Mayweather, nicknamed "Money", controls most of the revenue for the fight - from the pay-per-view sales, the gate, foreign television sales, sponsorships, merchandise and closed circuit sales - so when a full accounting is done he likely will earn far more than £20m.
Mayweather also earned a minimum £20m for his majority decision victory against Maidana in their first fight in May.
The fight with Maidana will be the fourth on the six-fight contract Mayweather signed with Showtime/CBS in 2013. Including Saturday night's fight, he will have been paid a minimum of £84.5m on the deal. His minimum was £20m apiece for the two fights with Maidana and Robert Guerrero, and a record £25.5m for the showdown with Canelo Alvarez last September, which shattered numerous boxing revenue records, including the record for domestic pay-per-view (£92m) and live gate (just over £12m).
Maidana's minimum guarantee for the fight is £1.8m, double his guarantee for the fight in May. But he earned more than that from Argentina television rights and an additional £900,000 payment to wear the kind of gloves Mayweather wanted him to wear when there was a disagreement at the 11th hour.
In Saturday's co-feature, junior featherweight titlist Leo Santa Cruz (27-0-1, 15 KOs) will earn a career-high £460,000, and challenger Manuel Roman (17-2-3, 6 KOs) will make £31,000.

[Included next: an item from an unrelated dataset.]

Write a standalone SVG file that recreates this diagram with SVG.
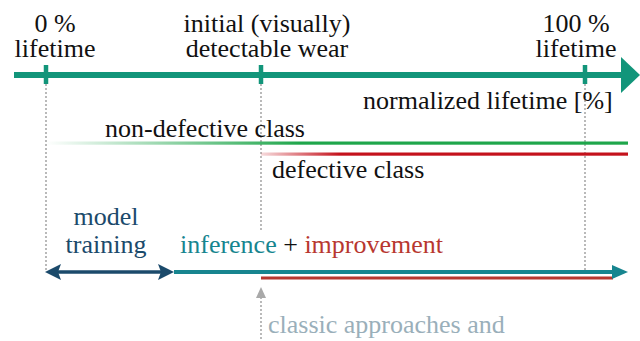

Lightweight titleholder Miguel Vazquez (34-3, 13 KOs) will earn £280,000 for a defence against Mickey Bey (20-1-1, 10 KOs), whose purse is £77,000. Brawler Alfredo Angulo (22-4, 18 KOs), who is moving up to the middleweight division, will earn £310,000, and his opponent, James De La Rosa (22-2, 13 KOs), will make £26,000.
In the fight that will take place on the pay-per-view preview show, junior welterweight Humberto Soto (64-8-2, 35 KOs), a former two-division titleholder, will make £92,000, and John Molina Jr. (27-4, 22 KOs) will make £77,000.